Like we reported in this 2018 article, curbside collection of compost in small brown bins, spotted in the likes of communities like Park Slope, are available in, “44 community boards across the five boroughs, and Bushwick isn’t one of them.”

Which makes it more inconvenient to compost, but not any less urgent. 

What should you compost?

BK Rot, a local Bushwick composting service has a comprehensive list online of what is acceptable for compost. Bear in mind, it’s generally best to freeze your scraps until you’re ready for drop-off. And don’t forget to toss the little things like, produce stickers and rubber bands or corks!

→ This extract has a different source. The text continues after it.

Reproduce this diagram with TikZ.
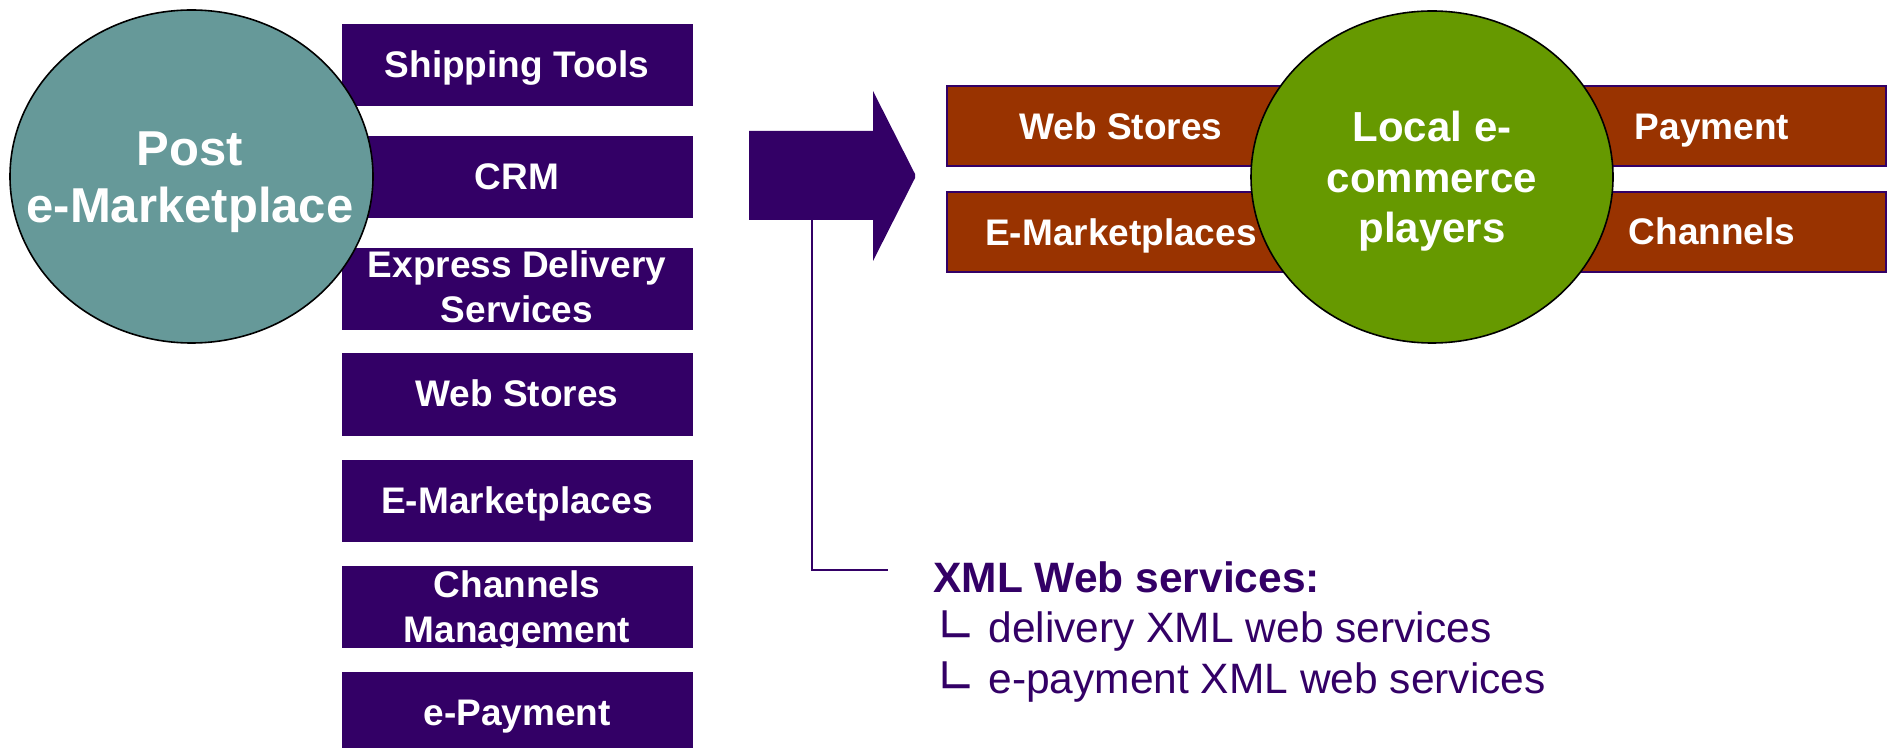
\documentclass[tikz,border=0pt]{standalone}
\usepackage{fontspec}
\setmainfont{Liberation Sans}
\newfontfamily\symfont{DejaVu Sans}
\usetikzlibrary{shapes.geometric}
\definecolor{purp}{HTML}{330066}
\definecolor{teal}{HTML}{669999}
\definecolor{brn}{HTML}{993300}
\definecolor{grn}{HTML}{669900}
\tikzset{
  pbox/.style={rectangle, draw=purp, fill=purp, line width=0.5pt, minimum width=175pt, minimum height=40.5pt, inner sep=0pt},
  bbox/.style={rectangle, draw=purp, fill=brn, line width=1pt, minimum width=174pt, minimum height=40pt, inner sep=0pt},
  bigell/.style={ellipse, draw=black, line width=0.8pt, inner sep=0pt},
  boxtxt/.style={text=white, font=\bfseries\fontsize{18.5}{22.5}\selectfont, align=center, inner sep=0pt, anchor=base},
  xmltxt/.style={text=purp, font=\fontsize{21.25}{25}\selectfont, inner sep=0pt, anchor=base west},
  callout/.style={draw=purp, line width=0.8pt}
}
\newcommand{\lbul}{\makebox[26pt][l]{\symfont\fontsize{24}{24}\selectfont ∟}}
\begin{document}
\begin{tikzpicture}[x=0.5pt,y=-0.5pt]
\useasboundingbox (0,0) rectangle (1889,748);
\clip (0,0) rectangle (1889,748);
% left purple boxes
\node[pbox] (b1) at (517,65.5) {};
\node[pbox] (b2) at (517,177.5) {};
\node[pbox] (b3) at (517,289) {};
\node[pbox] (b4) at (517,394.5) {};
\node[pbox] (b5) at (517,500.5) {};
\node[pbox] (b6) at (517,606.5) {};
\node[pbox] (b7) at (517,712.5) {};
% left ellipse
\node[bigell, fill=teal, minimum width=181.5pt, minimum height=166.5pt] (post) at (191.5,176.5) {};
\node[text=white, font=\bfseries\fontsize{24.5}{28.5}\selectfont, align=center, inner sep=0pt, anchor=base] (posttxt) at (190,223) {Post\\e-Marketplace};
% box texts
\node[boxtxt] (t1) at (517,78) {Shipping Tools};
\node[boxtxt] (t2) at (517,190) {CRM};
\node[boxtxt] (t3) at (517,323) {Express Delivery\\Services};
\node[boxtxt] (t4) at (517,407) {Web Stores};
\node[boxtxt] (t5) at (517,513) {E-Marketplaces};
\node[boxtxt] (t6) at (517,642) {Channels\\Management};
\node[boxtxt] (t7) at (517,725) {e-Payment};
% big arrow
\fill[purp] (749,131) -- (873,131) -- (873,91) -- (915,174) -- (915,178) -- (873,261) -- (873,220) -- (749,220) -- cycle;
\coordinate (ctop) at (812,220);
\coordinate (cend) at (888,570);
\draw[callout] (ctop) |- (cend);
% right brown boxes
\node[bbox] (r1) at (1121,126) {};
\node[bbox] (r2) at (1121,232) {};
\node[bbox] (r3) at (1712,126) {};
\node[bbox] (r4) at (1712,232) {};
\node[boxtxt] (rt1) at (1121,140) {Web Stores};
\node[boxtxt] (rt2) at (1121,246) {E-Marketplaces};
\node[boxtxt] (rt3) at (1712,140) {Payment};
\node[boxtxt] (rt4) at (1712,245) {Channels};
% green ellipse
\node[bigell, fill=grn, minimum width=181pt, minimum height=166pt] (local) at (1432,177) {};
\node[text=white, font=\bfseries\fontsize{21}{25.25}\selectfont, align=center, inner sep=0pt, anchor=base] (localtxt) at (1432,243) {Local e-\\commerce\\players};
% XML text
\node[xmltxt, font=\bfseries\fontsize{21.25}{25}\selectfont] (xml) at (933,592) {XML Web services:};
\node[xmltxt] (x1) at (936,642) {\lbul delivery XML web services};
\node[xmltxt] (x2) at (936,693) {\lbul e-payment XML web services};
\end{tikzpicture}
\end{document}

Here are some compost drop-off locations in Bushwick:

Site name: Irving Square Park

Location: Corner of Halsey and Knickerbocker 

Open: Year-round, except: Closed on Memorial Day, Martin Luther King Jr. Day, and Labor Day

Hours: Monday 8 am - 11 am

Hosted by: NYC compost project


Site name: Bushwick grows! Community garden

Location: 1474 Gates Avenue

Open: Year-round

Hours: Saturdays, 10:00 AM - 01:00 PM

Hosted by: Volunteers at Bushwick Grows! Community Garden

Website: https://www.riseboro.org


Site name: Know Waste Lands 

Location: 1309 Dekalb Ave

Open: Year-round

Hours: Sundays 10:30 AM - 4PM

Hosted by: BK Rot


Nearby drop-off in Bed-Stuy:

Site name: Phoenix Community Garden

Location: 20 Somers Street

Open: Seasonal, April - November

Hours: Thursdays & Fridays, 4:00 PM - 7:00 PM

Saturdays, 9:00 AM - 4:00 PM

Hosted by: Volunteers at Phoenix Community Garden


nearby drop-off in Williamsburg:

Site name: Scholes Street Children's Garden

Location: 134 Scholes St, Brooklyn, NY 11206

Open: Year Round

Hours: Tuesdays, Thursdays, & Saturdays, 01:00 PM-07:00 PM

Hosted by: Volunteers at Scholes Street Children's Garden

Website: www.nyrp.org


Site name: McCarren Park Greenmarket

Location: Union Ave and Driggs Ave.

Open: Year Round

Hours: Saturdays, 8am-2pm


If dropping off compost is not feasible in your existing schedule, consider signing up for BK Rot’s compost pick-up service for a monthly fee, where a biker collects your compost directly from your front door. 

Remember there’s strength in numbers, but change begins with us as individuals, in our homes and in our everyday lives. It’s just a matter of looking close enough and asking the right questions: not “when?”, but “how?”